Updated on 2022-11-14 GMT+08:00

Hitless Upgrade

To achieve a hitless upgrade, the following problems need to be solved:

  1. Service interruption during stopping a service. During the process of stopping a service, the service may be processing requests, and new requests may be continuously sent to the service.
  2. In the microservice architecture, service discovery is usually performed through the service center. The client caches the instance address. Access failure. This is because when the service is stopped, users may not be aware that the instance is offline in a timely manner and continue to use the incorrect instance for access.
  3. Rolling upgrades. The old version can be stopped only after the new version is ready.

Many measures are required to achieve a hitless upgrade, for example, Rolling Upgrade. Therefore, you are advised to ensure that at least two instances are available. Java chassis implements hitless upgrades:

  1. Graceful shutdown: When the service is stopped, the system waits for the request to be completed and rejects the new request.

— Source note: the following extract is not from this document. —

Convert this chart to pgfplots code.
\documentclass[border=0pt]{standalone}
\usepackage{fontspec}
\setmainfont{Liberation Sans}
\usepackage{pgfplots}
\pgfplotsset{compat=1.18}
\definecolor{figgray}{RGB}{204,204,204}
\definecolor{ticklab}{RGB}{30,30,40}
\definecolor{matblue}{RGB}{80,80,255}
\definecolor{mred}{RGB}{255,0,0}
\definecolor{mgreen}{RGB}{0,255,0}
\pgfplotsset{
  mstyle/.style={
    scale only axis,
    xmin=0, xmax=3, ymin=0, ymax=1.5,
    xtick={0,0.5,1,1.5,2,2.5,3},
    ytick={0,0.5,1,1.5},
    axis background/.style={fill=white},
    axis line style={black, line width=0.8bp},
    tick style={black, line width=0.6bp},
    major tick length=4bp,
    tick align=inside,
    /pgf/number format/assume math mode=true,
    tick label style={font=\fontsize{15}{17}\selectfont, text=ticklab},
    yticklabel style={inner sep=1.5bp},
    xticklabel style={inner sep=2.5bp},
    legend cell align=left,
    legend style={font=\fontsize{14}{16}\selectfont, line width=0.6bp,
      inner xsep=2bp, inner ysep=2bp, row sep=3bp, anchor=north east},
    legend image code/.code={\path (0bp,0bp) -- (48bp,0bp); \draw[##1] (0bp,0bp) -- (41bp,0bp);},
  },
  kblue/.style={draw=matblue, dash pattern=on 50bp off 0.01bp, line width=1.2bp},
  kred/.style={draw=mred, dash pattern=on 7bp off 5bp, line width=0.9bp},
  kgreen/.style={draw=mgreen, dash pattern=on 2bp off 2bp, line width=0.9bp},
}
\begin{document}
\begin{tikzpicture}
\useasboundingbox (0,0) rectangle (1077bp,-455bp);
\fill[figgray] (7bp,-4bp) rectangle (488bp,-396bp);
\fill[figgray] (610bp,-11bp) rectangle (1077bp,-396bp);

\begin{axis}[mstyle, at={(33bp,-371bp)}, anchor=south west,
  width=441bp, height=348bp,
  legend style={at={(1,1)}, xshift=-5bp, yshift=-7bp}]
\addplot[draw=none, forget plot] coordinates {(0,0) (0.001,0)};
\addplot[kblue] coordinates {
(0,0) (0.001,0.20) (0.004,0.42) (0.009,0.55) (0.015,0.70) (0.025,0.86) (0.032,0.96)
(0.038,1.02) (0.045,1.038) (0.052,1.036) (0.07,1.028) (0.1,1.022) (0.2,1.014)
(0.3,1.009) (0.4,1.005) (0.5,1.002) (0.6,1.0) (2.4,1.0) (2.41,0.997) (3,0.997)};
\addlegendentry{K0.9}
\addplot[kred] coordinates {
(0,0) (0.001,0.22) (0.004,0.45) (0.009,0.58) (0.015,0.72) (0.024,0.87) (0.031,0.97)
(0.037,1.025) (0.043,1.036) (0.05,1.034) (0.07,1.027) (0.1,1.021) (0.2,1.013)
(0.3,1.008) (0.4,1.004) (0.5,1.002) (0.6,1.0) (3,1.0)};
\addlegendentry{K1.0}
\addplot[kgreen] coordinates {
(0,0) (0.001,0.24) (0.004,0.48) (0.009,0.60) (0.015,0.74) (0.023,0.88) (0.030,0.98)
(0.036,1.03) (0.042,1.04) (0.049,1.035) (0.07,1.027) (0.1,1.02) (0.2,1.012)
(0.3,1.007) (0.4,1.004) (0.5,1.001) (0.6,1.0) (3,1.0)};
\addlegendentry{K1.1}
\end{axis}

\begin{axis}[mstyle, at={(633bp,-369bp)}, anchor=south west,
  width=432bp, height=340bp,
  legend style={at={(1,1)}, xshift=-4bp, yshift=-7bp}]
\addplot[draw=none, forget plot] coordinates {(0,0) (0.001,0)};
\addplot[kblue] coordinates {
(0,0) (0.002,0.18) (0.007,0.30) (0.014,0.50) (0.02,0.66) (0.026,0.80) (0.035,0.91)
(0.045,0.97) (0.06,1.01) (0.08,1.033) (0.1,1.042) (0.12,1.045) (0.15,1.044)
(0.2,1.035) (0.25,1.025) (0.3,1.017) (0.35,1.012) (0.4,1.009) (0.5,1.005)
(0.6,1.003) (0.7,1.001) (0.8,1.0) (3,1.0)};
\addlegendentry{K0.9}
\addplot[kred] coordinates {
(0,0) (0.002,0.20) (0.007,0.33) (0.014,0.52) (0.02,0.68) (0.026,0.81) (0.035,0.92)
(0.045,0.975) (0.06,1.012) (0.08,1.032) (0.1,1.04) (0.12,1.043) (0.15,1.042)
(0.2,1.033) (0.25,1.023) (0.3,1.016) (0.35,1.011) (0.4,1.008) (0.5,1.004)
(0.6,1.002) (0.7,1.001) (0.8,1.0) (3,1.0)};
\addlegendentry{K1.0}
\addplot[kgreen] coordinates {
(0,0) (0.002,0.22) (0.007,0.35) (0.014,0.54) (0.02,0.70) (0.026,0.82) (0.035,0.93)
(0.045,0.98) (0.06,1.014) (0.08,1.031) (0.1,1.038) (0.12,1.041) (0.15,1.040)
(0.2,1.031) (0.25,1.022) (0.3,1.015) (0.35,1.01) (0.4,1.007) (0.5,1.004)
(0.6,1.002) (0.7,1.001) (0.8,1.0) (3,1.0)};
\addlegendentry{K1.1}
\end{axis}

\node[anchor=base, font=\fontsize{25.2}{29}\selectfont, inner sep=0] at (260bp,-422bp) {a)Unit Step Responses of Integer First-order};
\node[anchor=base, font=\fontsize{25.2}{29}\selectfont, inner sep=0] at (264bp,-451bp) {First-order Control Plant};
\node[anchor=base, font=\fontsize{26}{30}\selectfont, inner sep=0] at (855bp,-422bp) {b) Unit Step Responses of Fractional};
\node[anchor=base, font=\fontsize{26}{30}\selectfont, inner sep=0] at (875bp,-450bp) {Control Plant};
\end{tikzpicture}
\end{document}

    Graceful shutdown is provided by default. Before a process exits, certain cleanup actions are performed, including waiting for the requests that are being processed to complete, rejecting new requests that are not in the processing queue, and invoking the registry center API to deregister the process. Before exiting a Java chassis process, change the instance status to DOWN and wait for a period of time.

    servicecomb:
      boot:
        turnDown:
          # Wait time after the instance status is changed to Down. The default value is 0, indicating no waiting.
          waitInSeconds: 30 
  2. Retry: If the client fails to connect to the network or rejects the request, a new server needs to be selected for retry.

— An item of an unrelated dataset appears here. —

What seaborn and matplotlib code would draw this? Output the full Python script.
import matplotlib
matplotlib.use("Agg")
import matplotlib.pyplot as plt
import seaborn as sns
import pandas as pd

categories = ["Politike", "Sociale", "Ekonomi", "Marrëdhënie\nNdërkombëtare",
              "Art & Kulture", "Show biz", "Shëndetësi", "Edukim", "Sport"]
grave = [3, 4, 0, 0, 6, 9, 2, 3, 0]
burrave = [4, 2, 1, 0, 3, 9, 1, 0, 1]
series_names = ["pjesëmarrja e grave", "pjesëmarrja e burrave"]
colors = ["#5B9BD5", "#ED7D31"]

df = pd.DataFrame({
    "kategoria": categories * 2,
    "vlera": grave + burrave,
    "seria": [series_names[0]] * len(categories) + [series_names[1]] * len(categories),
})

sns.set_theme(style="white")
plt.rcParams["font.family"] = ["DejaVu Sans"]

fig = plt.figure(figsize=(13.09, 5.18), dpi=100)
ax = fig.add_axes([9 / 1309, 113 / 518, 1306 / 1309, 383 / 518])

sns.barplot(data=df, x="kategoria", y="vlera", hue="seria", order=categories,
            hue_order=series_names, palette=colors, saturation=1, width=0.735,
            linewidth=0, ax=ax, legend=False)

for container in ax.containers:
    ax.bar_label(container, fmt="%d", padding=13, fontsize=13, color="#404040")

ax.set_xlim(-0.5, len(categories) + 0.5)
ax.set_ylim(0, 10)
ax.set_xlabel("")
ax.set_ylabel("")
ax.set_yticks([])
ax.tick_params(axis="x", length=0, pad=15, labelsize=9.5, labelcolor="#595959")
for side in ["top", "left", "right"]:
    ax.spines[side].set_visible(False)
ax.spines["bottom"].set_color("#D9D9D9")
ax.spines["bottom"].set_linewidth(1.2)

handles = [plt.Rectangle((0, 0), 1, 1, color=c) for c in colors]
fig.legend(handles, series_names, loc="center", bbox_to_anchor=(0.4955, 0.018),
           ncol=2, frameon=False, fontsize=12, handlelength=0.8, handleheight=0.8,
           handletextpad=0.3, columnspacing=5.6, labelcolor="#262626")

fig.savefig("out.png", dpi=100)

    Enable the retry policy.

    servicecomb:
      loadbalance:
        retryEnabled: true # Whether to enable the retry policy.
        retryOnNext: 1  # Number of retry times for searching for an instance (different from a failed instance; depending on the load balancing policy)
        retryOnSame: 0  # Number of retries on the failed instance.
  3. Isolation: Service instances that fail to be processed for a specified number of times are isolated.

    Enable the instance isolation policy.

    servicecomb:
      loadbalance:
        isolation:
          enabled: true
          enableRequestThreshold: 5 # Minimum number of successful and failed requests processed by the instance in a statistical period.
          singleTestTime: 60000 # Time after which the system attempts to access the instance isolated. If the access is successful, isolation will be canceled. Otherwise, isolation will continue.
          continuousFailureThreshold: 2 # Condition for isolating a instance: the instance fails to be isolated for two consecutive times.